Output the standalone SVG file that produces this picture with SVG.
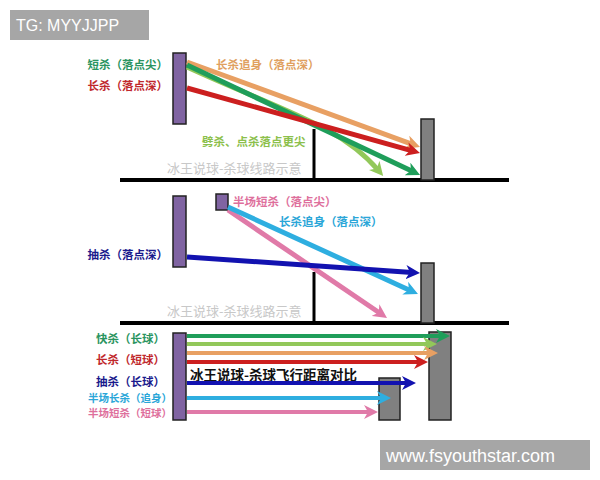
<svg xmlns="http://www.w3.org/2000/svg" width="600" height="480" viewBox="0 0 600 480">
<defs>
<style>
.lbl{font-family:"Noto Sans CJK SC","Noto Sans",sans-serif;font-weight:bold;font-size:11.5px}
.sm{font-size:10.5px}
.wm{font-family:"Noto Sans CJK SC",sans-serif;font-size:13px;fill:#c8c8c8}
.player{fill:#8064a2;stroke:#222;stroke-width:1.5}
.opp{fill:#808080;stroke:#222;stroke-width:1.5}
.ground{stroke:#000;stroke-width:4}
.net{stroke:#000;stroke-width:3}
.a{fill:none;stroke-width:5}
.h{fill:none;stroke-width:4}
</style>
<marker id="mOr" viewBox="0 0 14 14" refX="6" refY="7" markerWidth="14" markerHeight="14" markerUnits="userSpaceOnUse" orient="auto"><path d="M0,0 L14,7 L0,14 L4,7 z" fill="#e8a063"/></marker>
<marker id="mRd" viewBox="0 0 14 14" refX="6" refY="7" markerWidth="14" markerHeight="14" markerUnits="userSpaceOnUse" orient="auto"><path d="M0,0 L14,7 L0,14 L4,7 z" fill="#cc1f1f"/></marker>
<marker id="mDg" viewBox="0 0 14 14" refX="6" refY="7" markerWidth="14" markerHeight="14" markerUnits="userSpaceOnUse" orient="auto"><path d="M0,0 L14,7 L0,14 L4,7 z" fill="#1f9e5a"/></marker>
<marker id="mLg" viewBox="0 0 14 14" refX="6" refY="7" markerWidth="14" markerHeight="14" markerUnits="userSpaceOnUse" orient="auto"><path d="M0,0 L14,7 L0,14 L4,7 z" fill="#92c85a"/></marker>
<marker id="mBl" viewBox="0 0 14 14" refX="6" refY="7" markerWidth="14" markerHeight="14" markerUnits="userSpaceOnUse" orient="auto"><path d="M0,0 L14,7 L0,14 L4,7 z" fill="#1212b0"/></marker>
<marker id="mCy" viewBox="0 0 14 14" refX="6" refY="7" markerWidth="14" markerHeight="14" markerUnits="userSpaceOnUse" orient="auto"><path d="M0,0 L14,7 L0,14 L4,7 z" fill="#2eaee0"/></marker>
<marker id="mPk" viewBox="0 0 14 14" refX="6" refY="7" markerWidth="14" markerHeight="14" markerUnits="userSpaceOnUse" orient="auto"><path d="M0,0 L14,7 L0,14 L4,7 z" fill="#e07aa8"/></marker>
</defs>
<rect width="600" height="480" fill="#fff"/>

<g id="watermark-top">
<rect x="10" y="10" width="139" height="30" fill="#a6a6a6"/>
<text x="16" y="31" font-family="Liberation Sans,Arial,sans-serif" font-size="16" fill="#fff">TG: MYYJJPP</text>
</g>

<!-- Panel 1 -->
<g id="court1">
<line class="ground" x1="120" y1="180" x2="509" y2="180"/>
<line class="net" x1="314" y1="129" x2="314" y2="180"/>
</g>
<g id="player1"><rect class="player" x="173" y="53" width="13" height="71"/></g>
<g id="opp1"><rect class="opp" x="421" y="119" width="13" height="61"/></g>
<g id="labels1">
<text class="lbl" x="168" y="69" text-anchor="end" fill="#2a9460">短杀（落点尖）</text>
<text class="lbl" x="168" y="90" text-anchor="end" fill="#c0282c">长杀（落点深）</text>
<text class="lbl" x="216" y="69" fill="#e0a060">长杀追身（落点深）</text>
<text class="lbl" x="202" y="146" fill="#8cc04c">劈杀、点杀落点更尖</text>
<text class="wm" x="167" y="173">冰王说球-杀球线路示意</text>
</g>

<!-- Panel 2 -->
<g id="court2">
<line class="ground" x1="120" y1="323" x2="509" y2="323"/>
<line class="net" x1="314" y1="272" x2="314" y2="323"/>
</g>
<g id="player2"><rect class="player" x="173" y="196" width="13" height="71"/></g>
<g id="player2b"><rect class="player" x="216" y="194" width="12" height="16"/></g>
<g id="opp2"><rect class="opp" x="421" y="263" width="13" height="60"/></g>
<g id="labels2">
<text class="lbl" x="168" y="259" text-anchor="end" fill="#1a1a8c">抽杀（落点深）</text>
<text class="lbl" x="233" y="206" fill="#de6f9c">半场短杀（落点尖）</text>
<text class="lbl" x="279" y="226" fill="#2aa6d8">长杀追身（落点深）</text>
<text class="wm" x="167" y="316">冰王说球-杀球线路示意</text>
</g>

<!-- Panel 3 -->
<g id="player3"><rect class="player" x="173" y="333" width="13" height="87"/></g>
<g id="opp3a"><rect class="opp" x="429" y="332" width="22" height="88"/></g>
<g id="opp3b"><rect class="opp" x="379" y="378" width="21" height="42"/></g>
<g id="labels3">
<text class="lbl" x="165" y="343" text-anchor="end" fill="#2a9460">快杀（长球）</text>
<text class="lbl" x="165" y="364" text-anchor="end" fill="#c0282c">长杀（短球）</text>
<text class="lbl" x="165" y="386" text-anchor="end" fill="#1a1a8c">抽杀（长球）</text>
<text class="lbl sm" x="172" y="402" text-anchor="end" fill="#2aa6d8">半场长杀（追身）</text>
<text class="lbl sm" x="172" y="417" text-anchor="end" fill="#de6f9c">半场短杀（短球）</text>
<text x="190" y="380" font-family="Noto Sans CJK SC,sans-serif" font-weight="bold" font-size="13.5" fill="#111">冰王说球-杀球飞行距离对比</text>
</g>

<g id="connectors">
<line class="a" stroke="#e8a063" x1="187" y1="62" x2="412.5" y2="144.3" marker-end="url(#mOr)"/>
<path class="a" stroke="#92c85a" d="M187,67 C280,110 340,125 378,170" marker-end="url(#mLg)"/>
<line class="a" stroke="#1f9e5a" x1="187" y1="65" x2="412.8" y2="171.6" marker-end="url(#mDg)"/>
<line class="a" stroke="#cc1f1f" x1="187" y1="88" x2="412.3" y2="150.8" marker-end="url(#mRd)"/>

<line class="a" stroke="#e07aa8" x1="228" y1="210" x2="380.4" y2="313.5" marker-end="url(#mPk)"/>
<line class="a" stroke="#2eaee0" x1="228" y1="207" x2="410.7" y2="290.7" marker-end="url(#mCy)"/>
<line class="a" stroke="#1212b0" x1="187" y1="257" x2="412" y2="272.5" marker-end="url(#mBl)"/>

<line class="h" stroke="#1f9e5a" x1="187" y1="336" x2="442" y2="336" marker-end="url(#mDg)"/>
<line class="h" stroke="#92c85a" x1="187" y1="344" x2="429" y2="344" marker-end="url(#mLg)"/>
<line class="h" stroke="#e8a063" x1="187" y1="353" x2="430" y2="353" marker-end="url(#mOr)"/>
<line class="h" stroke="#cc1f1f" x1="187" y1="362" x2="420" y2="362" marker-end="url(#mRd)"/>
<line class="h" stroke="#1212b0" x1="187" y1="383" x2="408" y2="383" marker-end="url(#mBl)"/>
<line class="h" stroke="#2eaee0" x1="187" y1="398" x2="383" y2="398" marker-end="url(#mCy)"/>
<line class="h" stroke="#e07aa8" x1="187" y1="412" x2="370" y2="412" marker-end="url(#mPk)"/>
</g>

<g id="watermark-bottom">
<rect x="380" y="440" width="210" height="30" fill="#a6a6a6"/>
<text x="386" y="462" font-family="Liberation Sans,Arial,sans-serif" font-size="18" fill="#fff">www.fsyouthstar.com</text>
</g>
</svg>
----------------
*What is being asked*: Using the data above, write out every line exactly, leaving the images behind.

*Task answer*:
Output the standalone SVG file that produces this picture with SVG.
<svg xmlns="http://www.w3.org/2000/svg" width="600" height="480" viewBox="0 0 600 480">
<defs>
<style>
.lbl{font-family:"Noto Sans CJK SC","Noto Sans",sans-serif;font-weight:bold;font-size:11.5px}
.sm{font-size:10.5px}
.wm{font-family:"Noto Sans CJK SC",sans-serif;font-size:13px;fill:#c8c8c8}
.player{fill:#8064a2;stroke:#222;stroke-width:1.5}
.opp{fill:#808080;stroke:#222;stroke-width:1.5}
.ground{stroke:#000;stroke-width:4}
.net{stroke:#000;stroke-width:3}
.a{fill:none;stroke-width:5}
.h{fill:none;stroke-width:4}
</style>
<marker id="mOr" viewBox="0 0 14 14" refX="6" refY="7" markerWidth="14" markerHeight="14" markerUnits="userSpaceOnUse" orient="auto"><path d="M0,0 L14,7 L0,14 L4,7 z" fill="#e8a063"/></marker>
<marker id="mRd" viewBox="0 0 14 14" refX="6" refY="7" markerWidth="14" markerHeight="14" markerUnits="userSpaceOnUse" orient="auto"><path d="M0,0 L14,7 L0,14 L4,7 z" fill="#cc1f1f"/></marker>
<marker id="mDg" viewBox="0 0 14 14" refX="6" refY="7" markerWidth="14" markerHeight="14" markerUnits="userSpaceOnUse" orient="auto"><path d="M0,0 L14,7 L0,14 L4,7 z" fill="#1f9e5a"/></marker>
<marker id="mLg" viewBox="0 0 14 14" refX="6" refY="7" markerWidth="14" markerHeight="14" markerUnits="userSpaceOnUse" orient="auto"><path d="M0,0 L14,7 L0,14 L4,7 z" fill="#92c85a"/></marker>
<marker id="mBl" viewBox="0 0 14 14" refX="6" refY="7" markerWidth="14" markerHeight="14" markerUnits="userSpaceOnUse" orient="auto"><path d="M0,0 L14,7 L0,14 L4,7 z" fill="#1212b0"/></marker>
<marker id="mCy" viewBox="0 0 14 14" refX="6" refY="7" markerWidth="14" markerHeight="14" markerUnits="userSpaceOnUse" orient="auto"><path d="M0,0 L14,7 L0,14 L4,7 z" fill="#2eaee0"/></marker>
<marker id="mPk" viewBox="0 0 14 14" refX="6" refY="7" markerWidth="14" markerHeight="14" markerUnits="userSpaceOnUse" orient="auto"><path d="M0,0 L14,7 L0,14 L4,7 z" fill="#e07aa8"/></marker>
</defs>
<rect width="600" height="480" fill="#fff"/>

<g id="watermark-top">
<rect x="10" y="10" width="139" height="30" fill="#a6a6a6"/>
<text x="16" y="31" font-family="Liberation Sans,Arial,sans-serif" font-size="16" fill="#fff">TG: MYYJJPP</text>
</g>

<!-- Panel 1 -->
<g id="court1">
<line class="ground" x1="120" y1="180" x2="509" y2="180"/>
<line class="net" x1="314" y1="129" x2="314" y2="180"/>
</g>
<g id="player1"><rect class="player" x="173" y="53" width="13" height="71"/></g>
<g id="opp1"><rect class="opp" x="421" y="119" width="13" height="61"/></g>
<g id="labels1">
<text class="lbl" x="168" y="69" text-anchor="end" fill="#2a9460">短杀（落点尖）</text>
<text class="lbl" x="168" y="90" text-anchor="end" fill="#c0282c">长杀（落点深）</text>
<text class="lbl" x="216" y="69" fill="#e0a060">长杀追身（落点深）</text>
<text class="lbl" x="202" y="146" fill="#8cc04c">劈杀、点杀落点更尖</text>
<text class="wm" x="167" y="173">冰王说球-杀球线路示意</text>
</g>

<!-- Panel 2 -->
<g id="court2">
<line class="ground" x1="120" y1="323" x2="509" y2="323"/>
<line class="net" x1="314" y1="272" x2="314" y2="323"/>
</g>
<g id="player2"><rect class="player" x="173" y="196" width="13" height="71"/></g>
<g id="player2b"><rect class="player" x="216" y="194" width="12" height="16"/></g>
<g id="opp2"><rect class="opp" x="421" y="263" width="13" height="60"/></g>
<g id="labels2">
<text class="lbl" x="168" y="259" text-anchor="end" fill="#1a1a8c">抽杀（落点深）</text>
<text class="lbl" x="233" y="206" fill="#de6f9c">半场短杀（落点尖）</text>
<text class="lbl" x="279" y="226" fill="#2aa6d8">长杀追身（落点深）</text>
<text class="wm" x="167" y="316">冰王说球-杀球线路示意</text>
</g>

<!-- Panel 3 -->
<g id="player3"><rect class="player" x="173" y="333" width="13" height="87"/></g>
<g id="opp3a"><rect class="opp" x="429" y="332" width="22" height="88"/></g>
<g id="opp3b"><rect class="opp" x="379" y="378" width="21" height="42"/></g>
<g id="labels3">
<text class="lbl" x="165" y="343" text-anchor="end" fill="#2a9460">快杀（长球）</text>
<text class="lbl" x="165" y="364" text-anchor="end" fill="#c0282c">长杀（短球）</text>
<text class="lbl" x="165" y="386" text-anchor="end" fill="#1a1a8c">抽杀（长球）</text>
<text class="lbl sm" x="172" y="402" text-anchor="end" fill="#2aa6d8">半场长杀（追身）</text>
<text class="lbl sm" x="172" y="417" text-anchor="end" fill="#de6f9c">半场短杀（短球）</text>
<text x="190" y="380" font-family="Noto Sans CJK SC,sans-serif" font-weight="bold" font-size="13.5" fill="#111">冰王说球-杀球飞行距离对比</text>
</g>

<g id="connectors">
<line class="a" stroke="#e8a063" x1="187" y1="62" x2="412.5" y2="144.3" marker-end="url(#mOr)"/>
<path class="a" stroke="#92c85a" d="M187,67 C280,110 340,125 378,170" marker-end="url(#mLg)"/>
<line class="a" stroke="#1f9e5a" x1="187" y1="65" x2="412.8" y2="171.6" marker-end="url(#mDg)"/>
<line class="a" stroke="#cc1f1f" x1="187" y1="88" x2="412.3" y2="150.8" marker-end="url(#mRd)"/>

<line class="a" stroke="#e07aa8" x1="228" y1="210" x2="380.4" y2="313.5" marker-end="url(#mPk)"/>
<line class="a" stroke="#2eaee0" x1="228" y1="207" x2="410.7" y2="290.7" marker-end="url(#mCy)"/>
<line class="a" stroke="#1212b0" x1="187" y1="257" x2="412" y2="272.5" marker-end="url(#mBl)"/>

<line class="h" stroke="#1f9e5a" x1="187" y1="336" x2="442" y2="336" marker-end="url(#mDg)"/>
<line class="h" stroke="#92c85a" x1="187" y1="344" x2="429" y2="344" marker-end="url(#mLg)"/>
<line class="h" stroke="#e8a063" x1="187" y1="353" x2="430" y2="353" marker-end="url(#mOr)"/>
<line class="h" stroke="#cc1f1f" x1="187" y1="362" x2="420" y2="362" marker-end="url(#mRd)"/>
<line class="h" stroke="#1212b0" x1="187" y1="383" x2="408" y2="383" marker-end="url(#mBl)"/>
<line class="h" stroke="#2eaee0" x1="187" y1="398" x2="383" y2="398" marker-end="url(#mCy)"/>
<line class="h" stroke="#e07aa8" x1="187" y1="412" x2="370" y2="412" marker-end="url(#mPk)"/>
</g>

<g id="watermark-bottom">
<rect x="380" y="440" width="210" height="30" fill="#a6a6a6"/>
<text x="386" y="462" font-family="Liberation Sans,Arial,sans-serif" font-size="18" fill="#fff">www.fsyouthstar.com</text>
</g>
</svg>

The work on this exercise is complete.